## STATED EXERCISE
Copy the data precisely, character for character, and leave out every picture.
_ _ _
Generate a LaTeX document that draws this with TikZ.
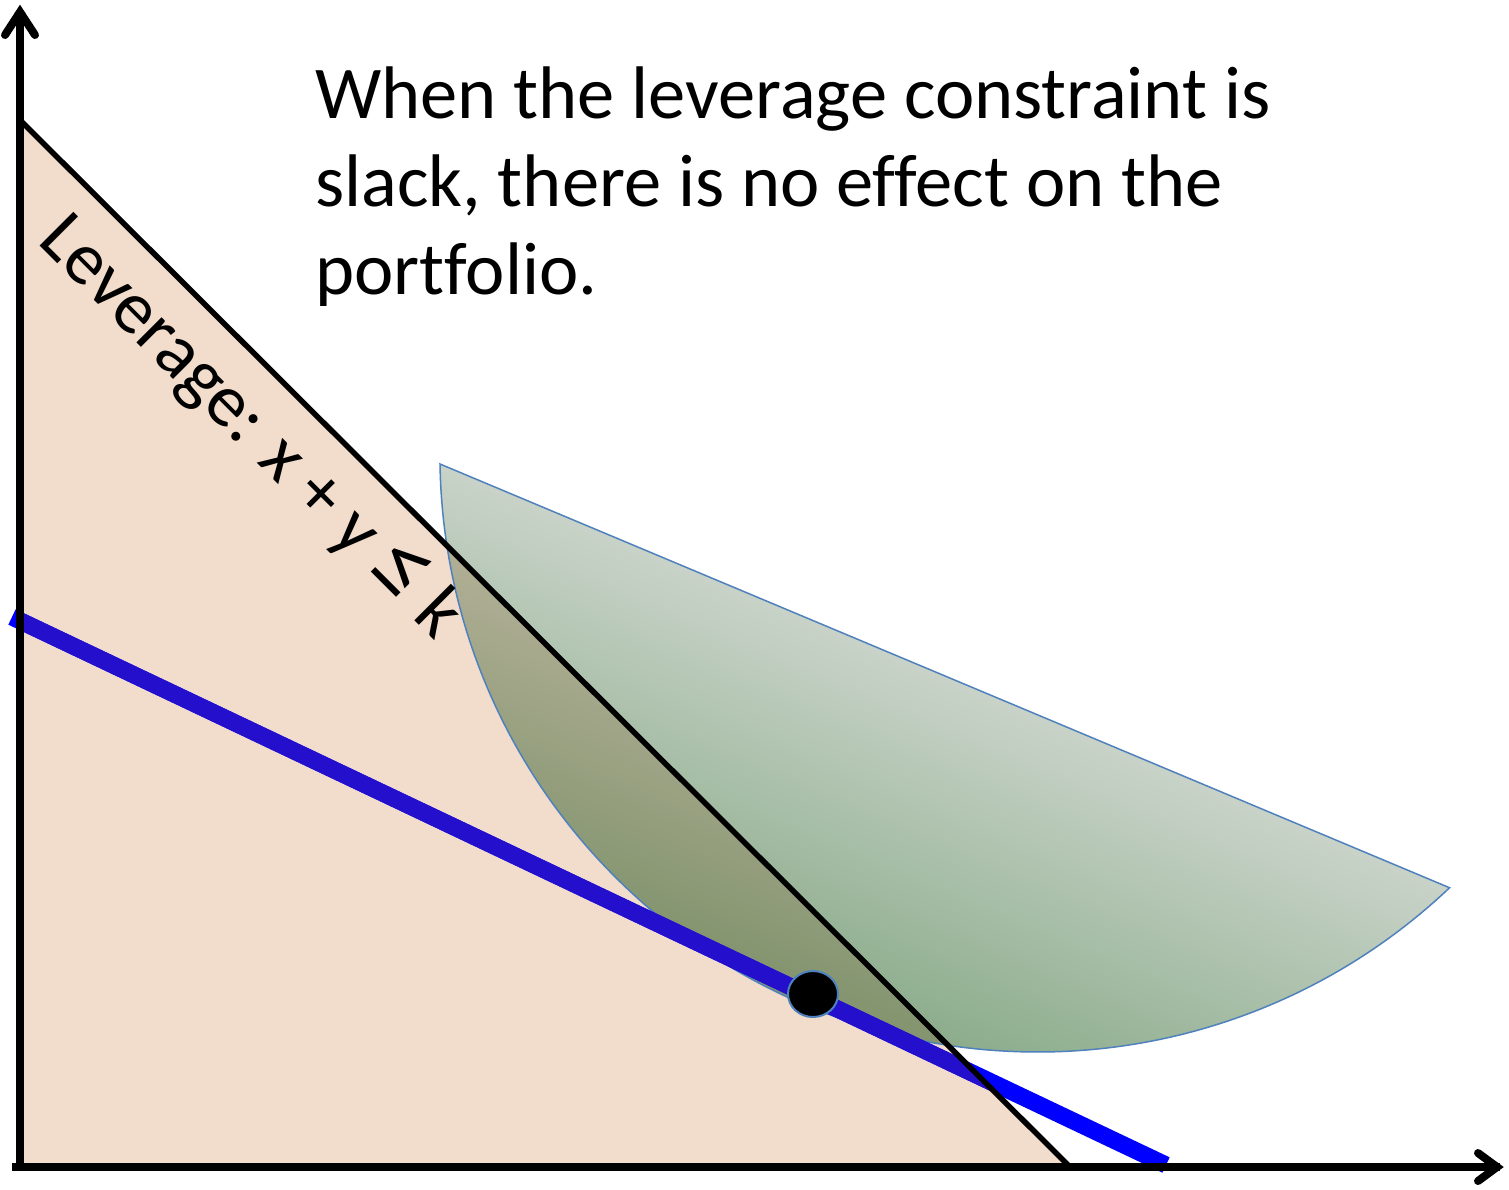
\documentclass[tikz,border=0pt]{standalone}
\usepackage{fontspec}
\setmainfont{Carlito}[Ligatures=NoCommon]
\usetikzlibrary{shapes.geometric}
\definecolor{peach}{HTML}{F2DDCC}
\definecolor{lineblue}{HTML}{0000FF}
\definecolor{darkblue}{HTML}{2410CC}
\definecolor{edgeblue}{HTML}{4F81BD}
\definecolor{greentop}{HTML}{C9D3C9}
\definecolor{greenbot}{HTML}{88AA88}
\definecolor{edgebrown}{HTML}{3A2418}
\tikzset{
  axisline/.style={black, line width=8pt},
  chevron/.style={black, line width=8pt, line cap=round, line join=miter},
  bigtext/.style={inner sep=0pt, font=\fontsize{74.5}{88}\selectfont},
}
\begin{document}
\begin{tikzpicture}[x=1pt,y=-1pt]
\useasboundingbox (0,0) rectangle (1509,1189);
\fill[white] (0,0) rectangle (1509,1189);
% key points
\coordinate (T1) at (22,122);
\coordinate (T2) at (22,1165);
\coordinate (T3) at (1068,1165);
\coordinate (B1) at (12,617);
\coordinate (B2) at (1166,1165);
\coordinate (G1) at (440,464);
\coordinate (O) at (20,1171);
\coordinate (Ytop) at (20,12);
\coordinate (X0) at (12,1167);
\coordinate (Xend) at (1500,1167);
% feasible triangle
\fill[peach] (T1) -- (T2) -- (T3) -- cycle;
\draw[edgebrown, line width=1.5pt] (T1) -- (T2) -- (T3);
% green region (gradient from chord to arc)
\begin{scope}[blend mode=multiply]
  \clip (G1) arc[start angle=179.04, end angle=46.5, radius=598] -- cycle;
  \begin{scope}[transform canvas={shift={(945,676)}, rotate=-22.8}]
    \shade[top color=greentop, bottom color=greenbot] (-700,-2) rectangle (700,360);
  \end{scope}
\end{scope}
\draw[edgeblue, line width=1.5pt]
    (G1) arc[start angle=179.04, end angle=46.5, radius=598] -- cycle;
% budget line
\draw[lineblue, line width=17pt] (B1) -- (B2);
\begin{scope}
  \clip (T1) -- (T2) -- (T3) -- cycle;
  \draw[darkblue, line width=17pt] (B1) -- (B2);
\end{scope}
% leverage line
\draw[black, line width=5.5pt] (T1) -- (T3);
% axes
\draw[axisline] (O) -- (Ytop);
\draw[axisline] (X0) -- (Xend);
\draw[chevron] (5,35) -- (20,12) -- (35,35);
\draw[chevron] (1478,1153) -- (1497,1167) -- (1478,1181);
% optimum point
\node[ellipse, fill=black, draw=edgeblue, line width=2pt, minimum width=50pt, minimum height=46pt, inner sep=0pt] (opt) at (813,994) {};
% texts
\node[bigtext, anchor=base west, align=left] (msg) at (315,294) {When the leverage constraint is\\slack, there is no effect on the\\portfolio.};
\node[bigtext, anchor=base west, rotate=-45] (lev) at (36,242) {Leverage: x + y {\fontsize{98}{98}\selectfont ≤} k};
\end{tikzpicture}
\end{document}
_ _ _
## THE RESULT
Generate a LaTeX document that draws this with TikZ.
\documentclass[tikz,border=0pt]{standalone}
\usepackage{fontspec}
\setmainfont{Carlito}[Ligatures=NoCommon]
\usetikzlibrary{shapes.geometric}
\definecolor{peach}{HTML}{F2DDCC}
\definecolor{lineblue}{HTML}{0000FF}
\definecolor{darkblue}{HTML}{2410CC}
\definecolor{edgeblue}{HTML}{4F81BD}
\definecolor{greentop}{HTML}{C9D3C9}
\definecolor{greenbot}{HTML}{88AA88}
\definecolor{edgebrown}{HTML}{3A2418}
\tikzset{
  axisline/.style={black, line width=8pt},
  chevron/.style={black, line width=8pt, line cap=round, line join=miter},
  bigtext/.style={inner sep=0pt, font=\fontsize{74.5}{88}\selectfont},
}
\begin{document}
\begin{tikzpicture}[x=1pt,y=-1pt]
\useasboundingbox (0,0) rectangle (1509,1189);
\fill[white] (0,0) rectangle (1509,1189);
% key points
\coordinate (T1) at (22,122);
\coordinate (T2) at (22,1165);
\coordinate (T3) at (1068,1165);
\coordinate (B1) at (12,617);
\coordinate (B2) at (1166,1165);
\coordinate (G1) at (440,464);
\coordinate (O) at (20,1171);
\coordinate (Ytop) at (20,12);
\coordinate (X0) at (12,1167);
\coordinate (Xend) at (1500,1167);
% feasible triangle
\fill[peach] (T1) -- (T2) -- (T3) -- cycle;
\draw[edgebrown, line width=1.5pt] (T1) -- (T2) -- (T3);
% green region (gradient from chord to arc)
\begin{scope}[blend mode=multiply]
  \clip (G1) arc[start angle=179.04, end angle=46.5, radius=598] -- cycle;
  \begin{scope}[transform canvas={shift={(945,676)}, rotate=-22.8}]
    \shade[top color=greentop, bottom color=greenbot] (-700,-2) rectangle (700,360);
  \end{scope}
\end{scope}
\draw[edgeblue, line width=1.5pt]
    (G1) arc[start angle=179.04, end angle=46.5, radius=598] -- cycle;
% budget line
\draw[lineblue, line width=17pt] (B1) -- (B2);
\begin{scope}
  \clip (T1) -- (T2) -- (T3) -- cycle;
  \draw[darkblue, line width=17pt] (B1) -- (B2);
\end{scope}
% leverage line
\draw[black, line width=5.5pt] (T1) -- (T3);
% axes
\draw[axisline] (O) -- (Ytop);
\draw[axisline] (X0) -- (Xend);
\draw[chevron] (5,35) -- (20,12) -- (35,35);
\draw[chevron] (1478,1153) -- (1497,1167) -- (1478,1181);
% optimum point
\node[ellipse, fill=black, draw=edgeblue, line width=2pt, minimum width=50pt, minimum height=46pt, inner sep=0pt] (opt) at (813,994) {};
% texts
\node[bigtext, anchor=base west, align=left] (msg) at (315,294) {When the leverage constraint is\\slack, there is no effect on the\\portfolio.};
\node[bigtext, anchor=base west, rotate=-45] (lev) at (36,242) {Leverage: x + y {\fontsize{98}{98}\selectfont ≤} k};
\end{tikzpicture}
\end{document}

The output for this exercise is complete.